Una serie de dibujos animados: Mazinger Z (para nostálgicos y acólitos, la urbanización Mas de Plata de Cabra del Camp, en Tarragona, se erige en lugar de peregrinación) y La Pantera Rosa (para procesiones y romerías levantinas, visitar la plaza Manuel Sanchís Guarner). (Respecto de esta última, parada obligatoria frente al busto de Rafael Conde “El Titi”).
Una revista: Los Cuadernos del Norte, monumental revista de arte, cultura y pensamiento, dirigida por Juan Cueto y publicada por la Caja de Ahorros de Asturias durante los años ochenta, por la que transitaron las más notables y heterodoxas firmas nacionales e internacionales del momento. (Exhortación a adquirirla online).

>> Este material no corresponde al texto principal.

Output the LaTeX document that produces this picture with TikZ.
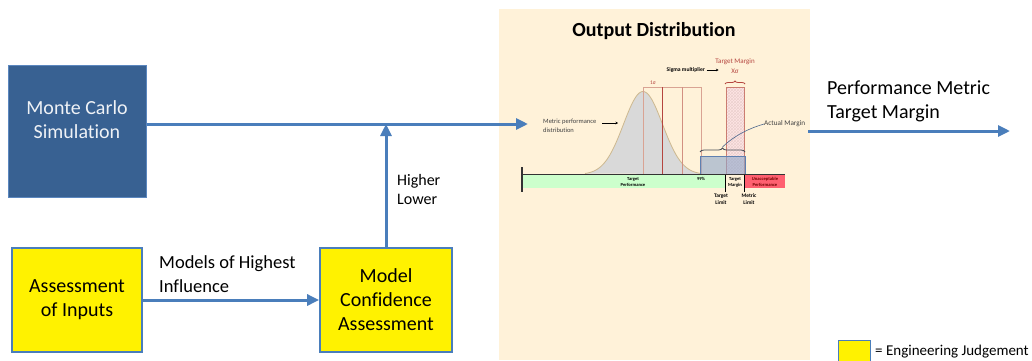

Un icono sexual: Si hubiera nacido unos cuantos lustros antes, probablemente me hubiera visto lacerado/embelesado por las supervedettes y vicetiples de la revista y los espectáculos de variedades. Sin duda, habría sido proclive a aquellos microcosmos de alcanfor, “picante” y bicarbonato. (Soundtrack: “Ponle menta”, de la generosa Rosita Amores, y “La Banana”, de Susana Estrada y Paco Clavel).
Una comida: Por razones de abolengo inexcusable, Fabada asturiana. Para “encarrillarse” con pan, ajoarriero conquense. (Sidra de Villaviciosa y tinto del país, respectivamente. Antiácidos y palillo ).
Un bar de Valencia: Para debilidades gastronómicas particulares, La Previsora (barrio de Jesús). Imperio de zarajos, morteruelos y ajoarrieros. Arquitectura singular y atmósfera carpetovetónica. Por descontado, Tasca Ángel y La Pilar (Mercat/Seu Xerea). Para azulejos, cacofonías y literatura, el balcón de la primera planta sobre la barra de la horchatería El Siglo (a falta de Cafés decimonónicos por estos lares). Para madrugadas de trago largo, Christopher Lee (Velluters), coctelería referente de repasos cinematográficos, lámparas de mesa y frutas nocturnas.
Una calle de Valencia: La calle/callejón Lusitanos. Un recodo foruncular de Portal de Valldigna, allende los alivios urinarios.